Occasionally the bottle would catch the eye of visitors who would ask why an empty bottle of shiraz cabernet from the 1970s was sitting with the geisha girl from Osaka, the African elephant from Bulawayo, the phallic wooden carving from Goroka, and other tangible reminders of reporting assignments in faraway places.
The reporter would tell the story of the gift; of the parents and the lost little girl. Without exception, all who heard the tale would hang on every word, empathise with Greg and Christine, wonder about the fate that befell Kirste and Joanne, and remind themselves how precious life is.
For the journalist himself 25 August - the anniversary of Kirste's disappearance - became a special date. Each year he'd take the empty bottle from the shelf, wipe off any dust and replace it in its rightful position, and spare a thought for the family.
Then, in mid-2008 - noting that Kirste would've been turning 40 that November -it occurred to the reporter that his feature article published in The Age back in January 1976 was only part of the story. Since then dozens of people had been touched by his retelling of the story about Greg's gift of the wine bottled to commemorate Kirste's baptismal church.
Although he was sure they would've moved on by now, probably retired up north if they had any sense, he resolved to contact the Gor
dons. A quick check of the White Pages showed no listing at the address he'd been to; nor any other listing under their name.
So he unearthed his 1976 contact book, yellowed and dog-eared now, and stared at their old number for a while. In fact it was so old that there weren't enough digits. He wondered if that was a sign that maybe he shouldn't ring after all.
He stared at the bottle, made a final decision and checked the South Australia phone book again. Guessing what the new prefix numbers should be, he dialled them before the old number and tried his luck. If it didn't work, he would forget the whole idea.

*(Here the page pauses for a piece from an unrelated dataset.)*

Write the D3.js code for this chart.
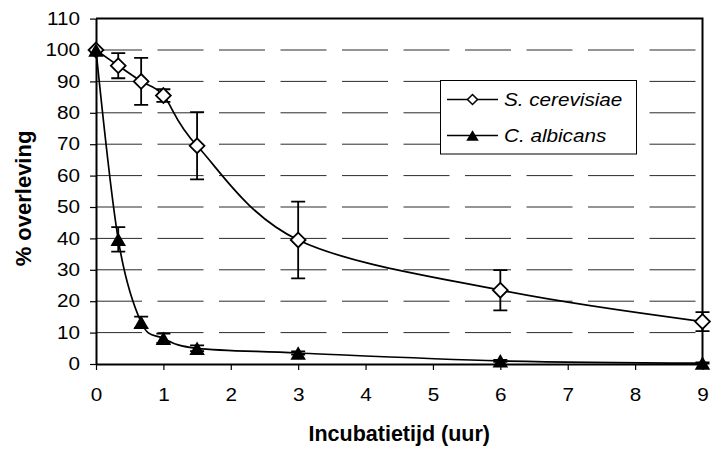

The number actually connected and, on the third ring, someone answered. The woman's voice blended with the interstate pips.

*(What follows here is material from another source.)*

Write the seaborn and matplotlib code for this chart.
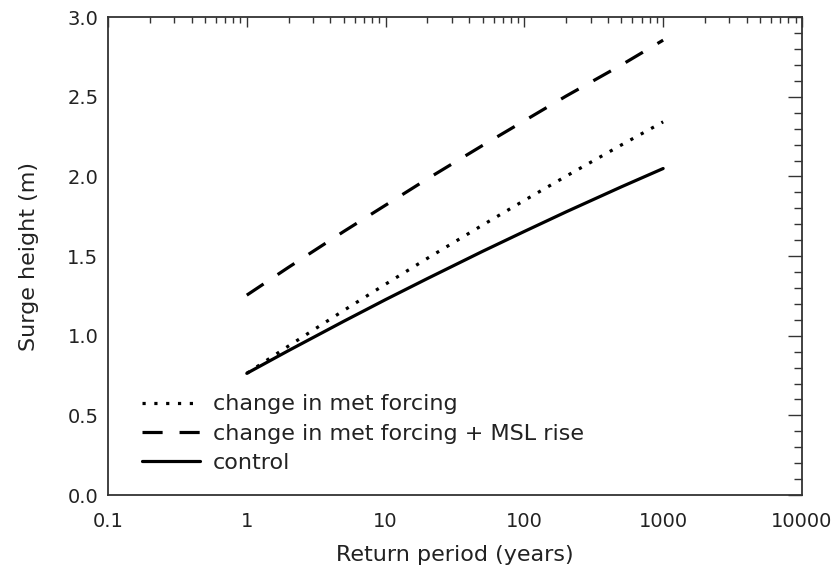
#!/usr/bin/env python3

import matplotlib

matplotlib.use("Agg")
import matplotlib.pyplot as plt
import matplotlib.ticker as mticker
import pandas
import seaborn as sns

# Return periods (years) and surge heights (m)
return_period = [1, 2, 5, 10, 20, 50, 100, 200, 500, 1000]
met_forcing = [0.764, 0.936, 1.159, 1.324, 1.486, 1.695, 1.850, 2.002, 2.198, 2.343]
met_forcing_msl = [1.255, 1.430, 1.655, 1.820, 1.985, 2.195, 2.350, 2.505, 2.700, 2.856]
control = [0.764, 0.907, 1.091, 1.227, 1.359, 1.530, 1.655, 1.778, 1.935, 2.050]

series_names = [
    "change in met forcing",
    "change in met forcing + MSL rise",
    "control",
]
x_ticks = [0.1, 1, 10, 100, 1000, 10000]
x_ticklabels = ["0.1", "1", "10", "100", "1000", "10000"]
y_ticks = [0.0, 0.5, 1.0, 1.5, 2.0, 2.5, 3.0]


def make_frame():
    """
    Build a long-form data frame for seaborn.
    """
    rows = []
    for name, values in zip(series_names, [met_forcing, met_forcing_msl, control]):
        for period, height in zip(return_period, values):
            rows.append([period, height, name])
    return pandas.DataFrame(rows, columns=["return_period", "surge_height", "series"])


def main():
    df = make_frame()

    sns.set_style("white")
    plt.rcParams["font.family"] = ["DejaVu Sans"]
    fig = plt.figure(figsize=(8.31, 5.74), dpi=100)
    ax = fig.add_axes([0.130, 0.1376, 0.835, 0.8324])

    dashes = {
        series_names[0]: (1, 2.7),
        series_names[1]: (6.3, 5.3),
        series_names[2]: "",
    }
    palette = {name: "black" for name in series_names}
    sns.lineplot(
        data=df,
        x="return_period",
        y="surge_height",
        hue="series",
        style="series",
        hue_order=series_names,
        style_order=series_names,
        palette=palette,
        dashes=dashes,
        linewidth=2.3,
        ax=ax,
    )

    ax.set_xscale("log")
    ax.set_xlim(0.1, 10000)
    ax.set_ylim(0, 3.0)
    ax.set_xticks(x_ticks)
    ax.set_xticklabels(x_ticklabels)
    ax.xaxis.set_minor_locator(mticker.LogLocator(base=10, subs=range(2, 10)))
    ax.xaxis.set_minor_formatter(mticker.NullFormatter())
    ax.set_yticks(y_ticks)
    ax.yaxis.set_major_formatter(mticker.FormatStrFormatter("%.1f"))
    ax.yaxis.set_minor_locator(mticker.MultipleLocator(0.1))

    for spine in ax.spines.values():
        spine.set_visible(True)
        spine.set_color("#333333")
        spine.set_linewidth(1.3)

    ax.tick_params(
        which="both", direction="in", top=True, right=True, colors="#333333",
        labelcolor="#222222", labelsize=14,
    )
    ax.tick_params(axis="x", which="major", length=7.5, width=1.0, pad=12)
    ax.tick_params(axis="x", which="minor", length=4, width=1.0)
    ax.tick_params(axis="y", which="major", length=10, width=1.0, pad=7)
    ax.tick_params(axis="y", which="minor", length=5.5, width=1.0)

    ax.set_xlabel("Return period (years)", fontsize=16, color="#222222", labelpad=10)
    ax.set_ylabel("Surge height (m)", fontsize=16, color="#222222", labelpad=20)

    handles, labels = ax.get_legend_handles_labels()
    ax.legend(
        handles,
        labels,
        loc="lower left",
        bbox_to_anchor=(0.02, 0.004),
        frameon=False,
        fontsize=16,
        handlelength=2.6,
        handletextpad=0.6,
        labelspacing=0.42,
        labelcolor="#222222",
    )

    fig.savefig("out.png", dpi=100, facecolor="white")
    plt.close(fig)


if __name__ == "__main__":
    main()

'Christine?' the reporter ventured.
'Yes, this is Christine.'
For a moment - a rare moment for him - the reporter was stuck for words. His mind went into overdrive as he hunted for an opening line.
'Christine, this is a blast from the past,' he heard himself lamely begin.
Half-an-hour later the journalist - who as The Age's editorial training manager had always drummed into cadet reporters the value of gut instinct and persistence - replaced the handset slowly and smiled. The warm and welcoming voice of Christine Gordon, nearly 800 km away to the west, put his mind at ease and bridged the gap of 32 years. He hadn't felt like an intruder this time - more like an old friend who had been invited back to the wine country.
Within a few minutes he had booked himself a ticket to Adelaide.
A week later, reclining in 10A on QF 675, I stare out of the aircraft window, mesmerised by a beautiful sun which is trying to penetrate a massive anvil-shaped cumulonimbus forming in the distance. My thoughts are in the faraway land of 1976, where I am still that green reporter holding Kirste's toys and sharing the grief of a couple as they tell of their nightmare.